====== Provided data ======
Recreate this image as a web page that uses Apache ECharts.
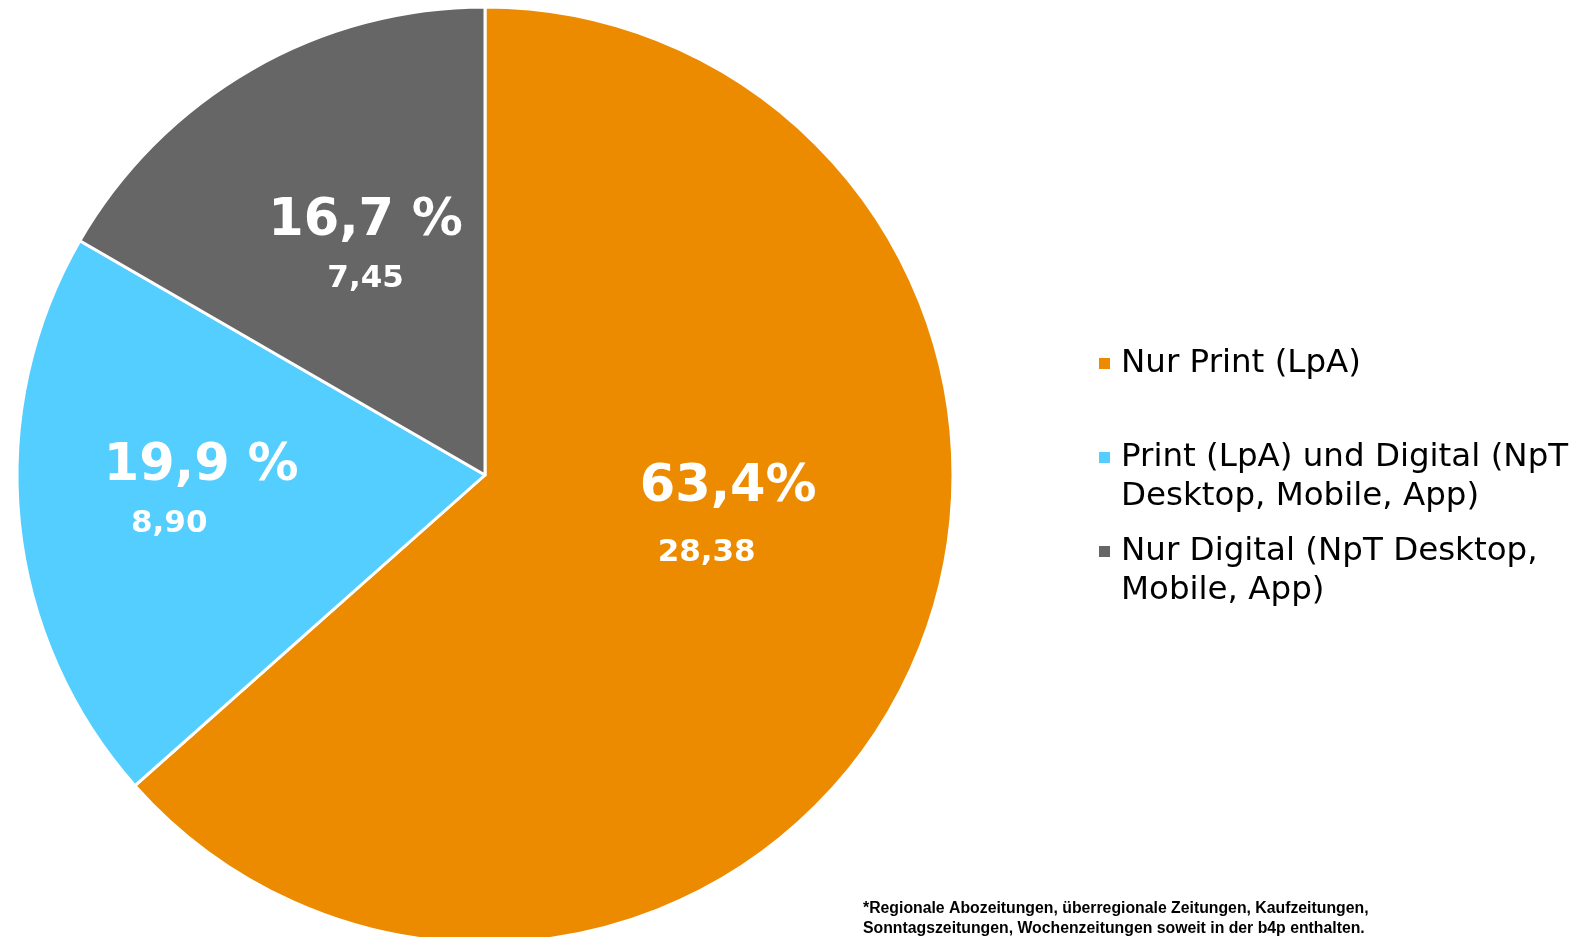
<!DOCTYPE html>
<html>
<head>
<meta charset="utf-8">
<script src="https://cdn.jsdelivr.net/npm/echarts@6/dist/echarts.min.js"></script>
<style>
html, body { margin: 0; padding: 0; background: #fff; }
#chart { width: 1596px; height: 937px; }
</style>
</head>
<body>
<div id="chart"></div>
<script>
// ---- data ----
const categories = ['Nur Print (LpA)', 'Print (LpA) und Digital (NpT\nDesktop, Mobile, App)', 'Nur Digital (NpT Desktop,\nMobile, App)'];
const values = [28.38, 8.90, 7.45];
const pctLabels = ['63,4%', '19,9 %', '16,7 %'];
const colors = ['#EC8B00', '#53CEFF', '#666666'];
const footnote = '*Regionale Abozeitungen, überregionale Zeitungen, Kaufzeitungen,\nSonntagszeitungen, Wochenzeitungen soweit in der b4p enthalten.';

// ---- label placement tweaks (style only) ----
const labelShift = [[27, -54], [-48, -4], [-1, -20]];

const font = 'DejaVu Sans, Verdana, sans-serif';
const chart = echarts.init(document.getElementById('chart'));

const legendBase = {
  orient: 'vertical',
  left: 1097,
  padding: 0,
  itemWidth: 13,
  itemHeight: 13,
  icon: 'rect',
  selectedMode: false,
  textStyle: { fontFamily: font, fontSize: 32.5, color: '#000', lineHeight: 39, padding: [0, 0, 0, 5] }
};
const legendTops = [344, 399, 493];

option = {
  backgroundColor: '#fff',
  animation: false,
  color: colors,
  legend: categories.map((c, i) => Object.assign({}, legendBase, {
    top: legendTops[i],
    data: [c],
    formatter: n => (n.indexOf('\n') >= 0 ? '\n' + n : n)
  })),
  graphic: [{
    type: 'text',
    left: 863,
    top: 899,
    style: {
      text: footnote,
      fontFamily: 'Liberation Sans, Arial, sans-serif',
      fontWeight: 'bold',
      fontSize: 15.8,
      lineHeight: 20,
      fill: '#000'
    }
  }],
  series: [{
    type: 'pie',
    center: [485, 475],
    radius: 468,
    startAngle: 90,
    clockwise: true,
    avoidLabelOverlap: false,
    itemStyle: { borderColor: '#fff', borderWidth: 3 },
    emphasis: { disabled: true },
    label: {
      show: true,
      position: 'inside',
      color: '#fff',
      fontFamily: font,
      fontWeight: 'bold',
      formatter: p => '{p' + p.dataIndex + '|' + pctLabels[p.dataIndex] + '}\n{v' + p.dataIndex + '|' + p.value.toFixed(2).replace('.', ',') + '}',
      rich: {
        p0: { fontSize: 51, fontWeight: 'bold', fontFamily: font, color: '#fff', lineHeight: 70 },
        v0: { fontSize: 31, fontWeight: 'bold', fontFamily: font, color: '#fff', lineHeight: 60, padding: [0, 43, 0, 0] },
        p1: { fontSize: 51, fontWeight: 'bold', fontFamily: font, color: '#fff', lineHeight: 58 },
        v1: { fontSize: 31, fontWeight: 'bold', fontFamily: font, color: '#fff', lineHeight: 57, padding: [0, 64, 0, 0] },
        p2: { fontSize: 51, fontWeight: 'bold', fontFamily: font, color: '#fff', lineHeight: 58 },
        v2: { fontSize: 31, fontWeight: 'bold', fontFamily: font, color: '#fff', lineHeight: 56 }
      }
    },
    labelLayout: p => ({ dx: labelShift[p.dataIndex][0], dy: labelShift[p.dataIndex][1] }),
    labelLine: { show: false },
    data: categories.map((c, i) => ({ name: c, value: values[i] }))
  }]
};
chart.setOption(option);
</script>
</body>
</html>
======
Aim of the exercise —
Exclude the pictures. Write out the remaining data exactly.

Final answer —
Recreate this image as a web page that uses Apache ECharts.
<!DOCTYPE html>
<html>
<head>
<meta charset="utf-8">
<script src="https://cdn.jsdelivr.net/npm/echarts@6/dist/echarts.min.js"></script>
<style>
html, body { margin: 0; padding: 0; background: #fff; }
#chart { width: 1596px; height: 937px; }
</style>
</head>
<body>
<div id="chart"></div>
<script>
// ---- data ----
const categories = ['Nur Print (LpA)', 'Print (LpA) und Digital (NpT\nDesktop, Mobile, App)', 'Nur Digital (NpT Desktop,\nMobile, App)'];
const values = [28.38, 8.90, 7.45];
const pctLabels = ['63,4%', '19,9 %', '16,7 %'];
const colors = ['#EC8B00', '#53CEFF', '#666666'];
const footnote = '*Regionale Abozeitungen, überregionale Zeitungen, Kaufzeitungen,\nSonntagszeitungen, Wochenzeitungen soweit in der b4p enthalten.';

// ---- label placement tweaks (style only) ----
const labelShift = [[27, -54], [-48, -4], [-1, -20]];

const font = 'DejaVu Sans, Verdana, sans-serif';
const chart = echarts.init(document.getElementById('chart'));

const legendBase = {
  orient: 'vertical',
  left: 1097,
  padding: 0,
  itemWidth: 13,
  itemHeight: 13,
  icon: 'rect',
  selectedMode: false,
  textStyle: { fontFamily: font, fontSize: 32.5, color: '#000', lineHeight: 39, padding: [0, 0, 0, 5] }
};
const legendTops = [344, 399, 493];

option = {
  backgroundColor: '#fff',
  animation: false,
  color: colors,
  legend: categories.map((c, i) => Object.assign({}, legendBase, {
    top: legendTops[i],
    data: [c],
    formatter: n => (n.indexOf('\n') >= 0 ? '\n' + n : n)
  })),
  graphic: [{
    type: 'text',
    left: 863,
    top: 899,
    style: {
      text: footnote,
      fontFamily: 'Liberation Sans, Arial, sans-serif',
      fontWeight: 'bold',
      fontSize: 15.8,
      lineHeight: 20,
      fill: '#000'
    }
  }],
  series: [{
    type: 'pie',
    center: [485, 475],
    radius: 468,
    startAngle: 90,
    clockwise: true,
    avoidLabelOverlap: false,
    itemStyle: { borderColor: '#fff', borderWidth: 3 },
    emphasis: { disabled: true },
    label: {
      show: true,
      position: 'inside',
      color: '#fff',
      fontFamily: font,
      fontWeight: 'bold',
      formatter: p => '{p' + p.dataIndex + '|' + pctLabels[p.dataIndex] + '}\n{v' + p.dataIndex + '|' + p.value.toFixed(2).replace('.', ',') + '}',
      rich: {
        p0: { fontSize: 51, fontWeight: 'bold', fontFamily: font, color: '#fff', lineHeight: 70 },
        v0: { fontSize: 31, fontWeight: 'bold', fontFamily: font, color: '#fff', lineHeight: 60, padding: [0, 43, 0, 0] },
        p1: { fontSize: 51, fontWeight: 'bold', fontFamily: font, color: '#fff', lineHeight: 58 },
        v1: { fontSize: 31, fontWeight: 'bold', fontFamily: font, color: '#fff', lineHeight: 57, padding: [0, 64, 0, 0] },
        p2: { fontSize: 51, fontWeight: 'bold', fontFamily: font, color: '#fff', lineHeight: 58 },
        v2: { fontSize: 31, fontWeight: 'bold', fontFamily: font, color: '#fff', lineHeight: 56 }
      }
    },
    labelLayout: p => ({ dx: labelShift[p.dataIndex][0], dy: labelShift[p.dataIndex][1] }),
    labelLine: { show: false },
    data: categories.map((c, i) => ({ name: c, value: values[i] }))
  }]
};
chart.setOption(option);
</script>
</body>
</html>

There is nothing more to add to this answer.